I tried different things, from securing every plant individually with a small stake (tedious and useless) to stretching wire along each side of the row (equally useless). I even called the company where I bought the seeds to find out what they recommend but they did not seem to understand what I was talking about, since the beans are described as self-supporting in the catalog.
Then, one day, I was standing outside the car wash waiting when my eyes fell on a pile of bricks nearby. What if I buried the seeds into the holes of bricks and let the plants grow into them? That way the crucial first 1.5 inches of the stem, where the plants always break, would be protected. Lucky coincidence – our local hardware store was just discontinuing selling bricks, so I got a few dozen bricks for free.
It worked! I seed the beans very densely, one in every hole, so they also support each other. The most important thing is not to move the bricks the slightest bit after seeding because the small hole is the seed’s lifeline to air and light. Without it, no germination!
A few plants still get knocked over, but this is minimal compared to the previous damage. Now it’s almost time to harvest, and I am looking forward to my favorite salad with green beans. The original recipe is from Bon Appetit but because I don’t like raw onions of any kind, I omit the shallots in the dressing. Since with my growing method, I get a good crop of haricot verts, I use three times more green beans than the recipe calls for. Therefore this is not a Potato Salad with Haricots Verts, but a Haricot Verts Salad with Potatoes.
Haricot Verts Salad with Potatoes, Blue Cheese and Walnuts
1 tablespoon + 1 teaspoon Dijon mustard
1 tablespoon white wine vinegar
1/4 cup extra-virgin olive oil
2 teaspoons chopped fresh rosemary
3/4 teaspoon chopped fresh sage
1 pound small reds-skinned potatoes
1.5 pounds French filet beans
1/3 cup walnuts
2/3 cup crumbled blue cheese (Gorgonzola or Roquefort)
Freshly ground black pepper
1. Preheat the oven to 450 degrees F.
2. Whisk the mustard with the vinegar and olive oil. Stir in the rosemary and sage.
3. Wash the potatoes and toss them whole with 3 tablespoons vinaigrette until they are evenly coated. Spread them in one layer in a baking dish. Bake in the preheated oven for 20 minutes. Reduce the heat to 375 degrees F and bake for another 40 to 50 minutes until they are soft, turning them once in a while. Cool.

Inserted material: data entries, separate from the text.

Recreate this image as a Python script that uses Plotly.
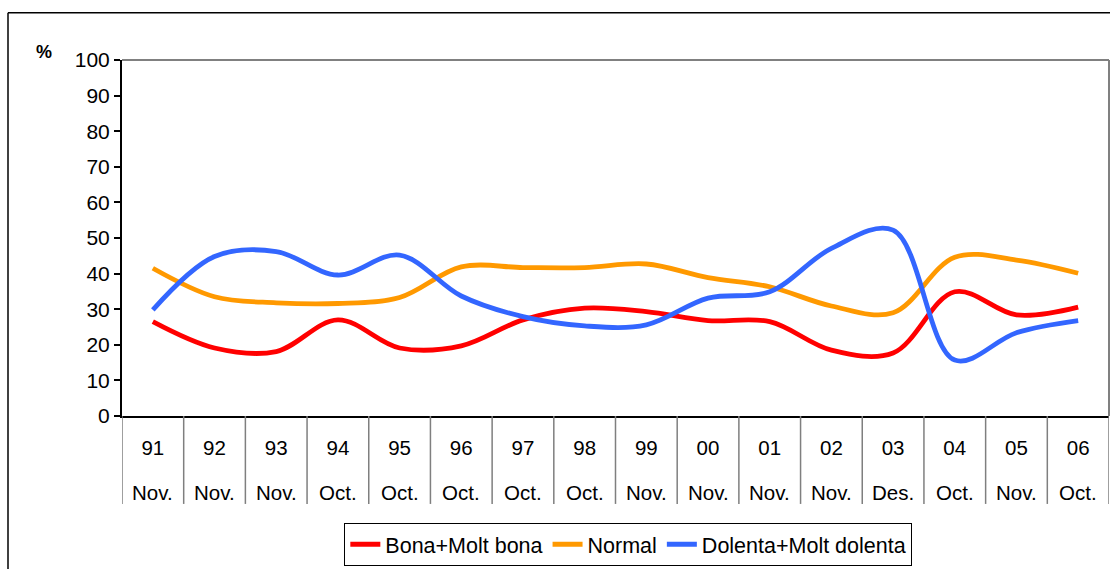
import plotly.graph_objects as go

years = ["91", "92", "93", "94", "95", "96", "97", "98", "99", "00", "01", "02", "03", "04", "05", "06"]
months = ["Nov.", "Nov.", "Nov.", "Oct.", "Oct.", "Oct.", "Oct.", "Oct.", "Nov.", "Nov.", "Nov.", "Nov.", "Des.", "Oct.", "Nov.", "Oct."]

bona = [26.5, 19.1, 18.1, 27.0, 19.1, 19.7, 27.0, 30.3, 29.3, 26.8, 26.5, 18.5, 17.7, 34.9, 28.4, 30.6]
normal = [41.5, 33.5, 31.8, 31.6, 33.3, 41.9, 41.7, 41.7, 42.7, 38.9, 36.3, 30.9, 29.0, 44.6, 43.8, 40.1]
dolenta = [29.8, 44.8, 46.2, 39.6, 45.2, 33.7, 27.9, 25.3, 25.6, 33.1, 34.9, 47.1, 52.2, 15.7, 23.4, 26.8]

series = [
    ("Bona+Molt bona", bona, "#FF0000"),
    ("Normal", normal, "#FF9900"),
    ("Dolenta+Molt dolenta", dolenta, "#3366FF"),
]

FONT = "Arial, 'Liberation Sans', sans-serif"

fig = go.Figure()
for name, vals, col in series:
    fig.add_trace(go.Scatter(
        x=list(range(len(years))), y=vals, name=name, mode="lines",
        line=dict(color=col, width=4.8, shape="spline", smoothing=1.0),
    ))

n = len(years)
shapes = []
# category dividers below the axis
for i in range(n + 1):
    shapes.append(dict(type="line", xref="x", yref="paper", x0=i - 0.5, x1=i - 0.5,
                       y0=0, y1=-0.247, line=dict(color="#7f7f7f", width=1.5)))
# plot area top and right border (gray)
shapes.append(dict(type="line", xref="paper", yref="paper", x0=0, x1=1, y0=1, y1=1,
                   line=dict(color="#808080", width=2)))
shapes.append(dict(type="line", xref="paper", yref="paper", x0=1, x1=1, y0=0, y1=1,
                   line=dict(color="#808080", width=2)))
# outer chart frame (left and top)
shapes.append(dict(type="line", xref="paper", yref="paper", x0=-0.1155, x1=1.2, y0=1.1325, y1=1.1325,
                   line=dict(color="black", width=1.5)))
shapes.append(dict(type="line", xref="paper", yref="paper", x0=-0.1155, x1=-0.1155, y0=-0.6, y1=1.1325,
                   line=dict(color="black", width=1.5)))

annotations = []
for i, m in enumerate(months):
    annotations.append(dict(x=i, y=-0.214, xref="x", yref="paper", text=m,
                            showarrow=False, font=dict(family=FONT, size=20.5, color="black"),
                            yanchor="middle", xanchor="center"))
annotations.append(dict(x=-0.079, y=1.022, xref="paper", yref="paper", text="<b>%</b>",
                        showarrow=False, font=dict(family=FONT, size=18, color="black"),
                        xanchor="center", yanchor="middle"))

fig.update_layout(
    width=1110, height=569,
    margin=dict(l=122, r=1, t=60, b=153),
    paper_bgcolor="white", plot_bgcolor="white",
    font=dict(family=FONT, size=20, color="black"),
    showlegend=True,
    legend=dict(orientation="h", x=0.513, xanchor="center", y=-0.300, yanchor="top",
                bordercolor="black", borderwidth=1, bgcolor="white",
                font=dict(family=FONT, size=21.5, color="black"),
                itemwidth=30, tracegroupgap=0),
    shapes=shapes,
    annotations=annotations,
    xaxis=dict(tickmode="array", tickvals=list(range(n)), ticktext=years,
               range=[-0.5, n - 0.5], showgrid=False, zeroline=False,
               showline=True, linecolor="black", linewidth=2, ticks="",
               tickfont=dict(family=FONT, size=20.5, color="black"),
               ticklabelstandoff=12),
    yaxis=dict(range=[0, 100], dtick=10, showgrid=False, zeroline=False,
               showline=True, linecolor="black", linewidth=2,
               ticks="outside", ticklen=6, tickcolor="black", tickwidth=1.5,
               tickfont=dict(family=FONT, size=21, color="black")),
)

fig.write_html(
    "out.html",
    config={"displayModeBar": False},
    post_script="document.body.style.margin='0';document.body.style.overflow='hidden';",
)
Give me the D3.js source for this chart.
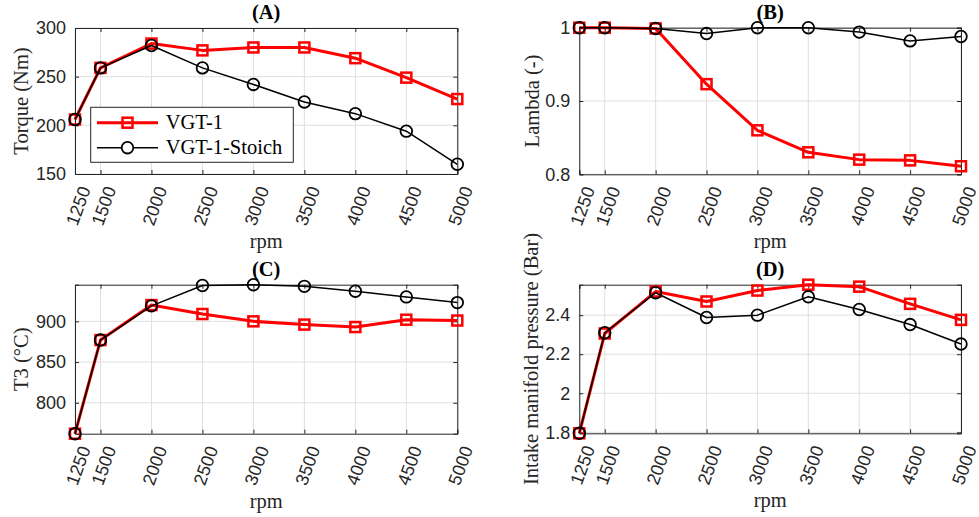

4. Bring salted water to the boil in a large pot. Have a large bowl with ice water standing by. Cook the beans in the boiling water for 3 minutes. Drain and throw immerse the beans in the ice water immediately. Swirl them around so they cool evenly. Drain again.
5. Lightly toast the walnuts in an ungreased pan. Chop them coarsely.
6. In a large bowl, mix the potatoes, green beans, cheese, walnuts and the remaining vinaigrette. Season with salt and pepper.